===== Information shown =====

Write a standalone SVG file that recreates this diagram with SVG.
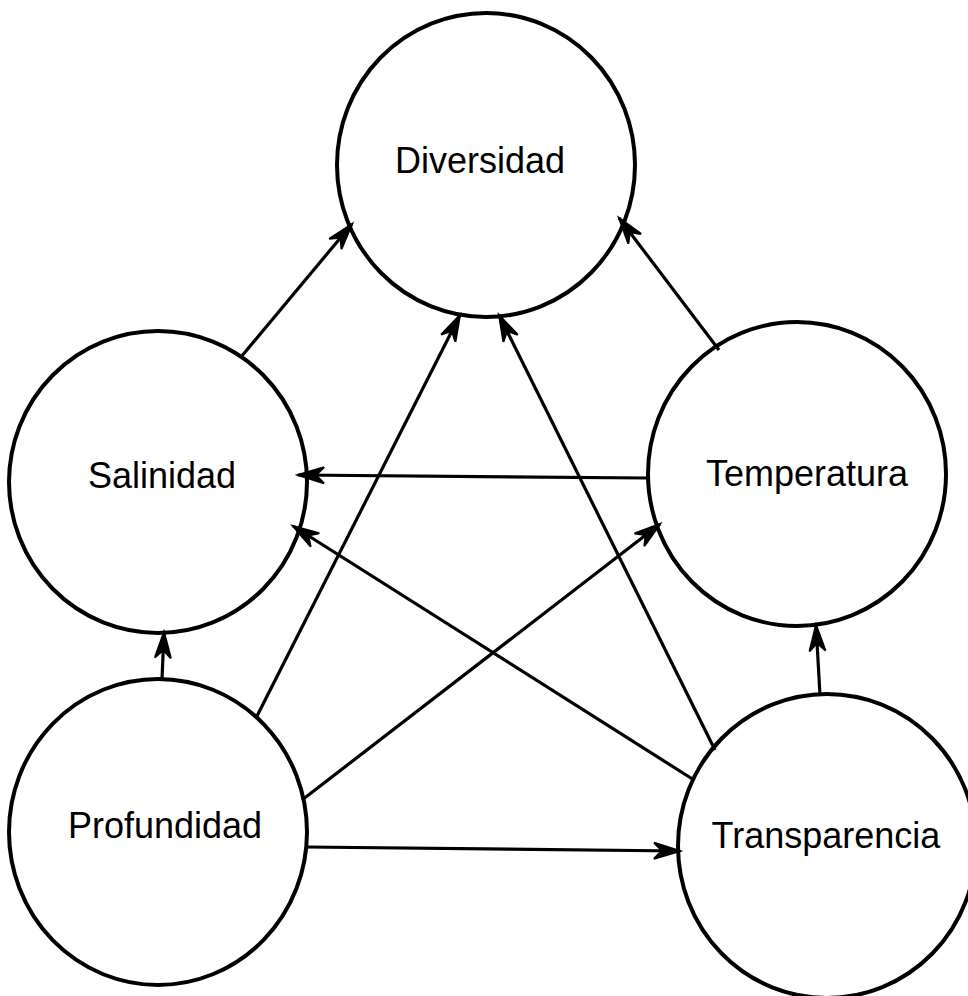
<svg xmlns="http://www.w3.org/2000/svg" width="968" height="996" viewBox="0 0 968 996">
<style>
.node ellipse{fill:#fff;stroke:#000;stroke-width:4}
.node text{font-family:"Liberation Sans",Arial,sans-serif;font-size:36px;fill:#000;text-anchor:middle}
.edges line{stroke:#000;stroke-width:3.2;marker-end:url(#ah)}
</style>
<defs>
<marker id="ah" markerWidth="32" markerHeight="22" refX="29" refY="11" orient="auto" markerUnits="userSpaceOnUse">
<path d="M29,11 L3,3 L11,11 L3,19 Z" fill="#000" stroke="#000" stroke-width="2" stroke-linejoin="miter"/>
</marker>
</defs>
<rect width="968" height="996" fill="#fff"/>
<g id="diversidad" class="node"><ellipse cx="486" cy="165" rx="149" ry="152"/><text x="480" y="173">Diversidad</text></g>
<g id="salinidad" class="node"><ellipse cx="158" cy="482" rx="149" ry="151"/><text x="162" y="488">Salinidad</text></g>
<g id="temperatura" class="node"><ellipse cx="797" cy="474" rx="149" ry="152"/><text x="807" y="486">Temperatura</text></g>
<g id="profundidad" class="node"><ellipse cx="158" cy="832" rx="149" ry="153"/><text x="165" y="838">Profundidad</text></g>
<g id="transparencia" class="node"><ellipse cx="827" cy="846" rx="149" ry="152"/><text x="826" y="848">Transparencia</text></g>
<g id="connectors" class="edges">
<line x1="241" y1="357" x2="352" y2="224"/>
<line x1="719" y1="350" x2="619" y2="218"/>
<line x1="256" y1="718" x2="460" y2="315"/>
<line x1="715" y1="750" x2="499" y2="315"/>
<line x1="647" y1="478" x2="298" y2="475"/>
<line x1="694" y1="780" x2="293" y2="526"/>
<line x1="302" y1="800" x2="660" y2="524"/>
<line x1="162" y1="679" x2="164" y2="632"/>
<line x1="820" y1="695" x2="816" y2="625"/>
<line x1="306" y1="847" x2="680" y2="851"/>
</g>
</svg>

=====

Ignore the images and quote every line of the listing exactly.

Response to this exercise:
Write a standalone SVG file that recreates this diagram with SVG.
<svg xmlns="http://www.w3.org/2000/svg" width="968" height="996" viewBox="0 0 968 996">
<style>
.node ellipse{fill:#fff;stroke:#000;stroke-width:4}
.node text{font-family:"Liberation Sans",Arial,sans-serif;font-size:36px;fill:#000;text-anchor:middle}
.edges line{stroke:#000;stroke-width:3.2;marker-end:url(#ah)}
</style>
<defs>
<marker id="ah" markerWidth="32" markerHeight="22" refX="29" refY="11" orient="auto" markerUnits="userSpaceOnUse">
<path d="M29,11 L3,3 L11,11 L3,19 Z" fill="#000" stroke="#000" stroke-width="2" stroke-linejoin="miter"/>
</marker>
</defs>
<rect width="968" height="996" fill="#fff"/>
<g id="diversidad" class="node"><ellipse cx="486" cy="165" rx="149" ry="152"/><text x="480" y="173">Diversidad</text></g>
<g id="salinidad" class="node"><ellipse cx="158" cy="482" rx="149" ry="151"/><text x="162" y="488">Salinidad</text></g>
<g id="temperatura" class="node"><ellipse cx="797" cy="474" rx="149" ry="152"/><text x="807" y="486">Temperatura</text></g>
<g id="profundidad" class="node"><ellipse cx="158" cy="832" rx="149" ry="153"/><text x="165" y="838">Profundidad</text></g>
<g id="transparencia" class="node"><ellipse cx="827" cy="846" rx="149" ry="152"/><text x="826" y="848">Transparencia</text></g>
<g id="connectors" class="edges">
<line x1="241" y1="357" x2="352" y2="224"/>
<line x1="719" y1="350" x2="619" y2="218"/>
<line x1="256" y1="718" x2="460" y2="315"/>
<line x1="715" y1="750" x2="499" y2="315"/>
<line x1="647" y1="478" x2="298" y2="475"/>
<line x1="694" y1="780" x2="293" y2="526"/>
<line x1="302" y1="800" x2="660" y2="524"/>
<line x1="162" y1="679" x2="164" y2="632"/>
<line x1="820" y1="695" x2="816" y2="625"/>
<line x1="306" y1="847" x2="680" y2="851"/>
</g>
</svg>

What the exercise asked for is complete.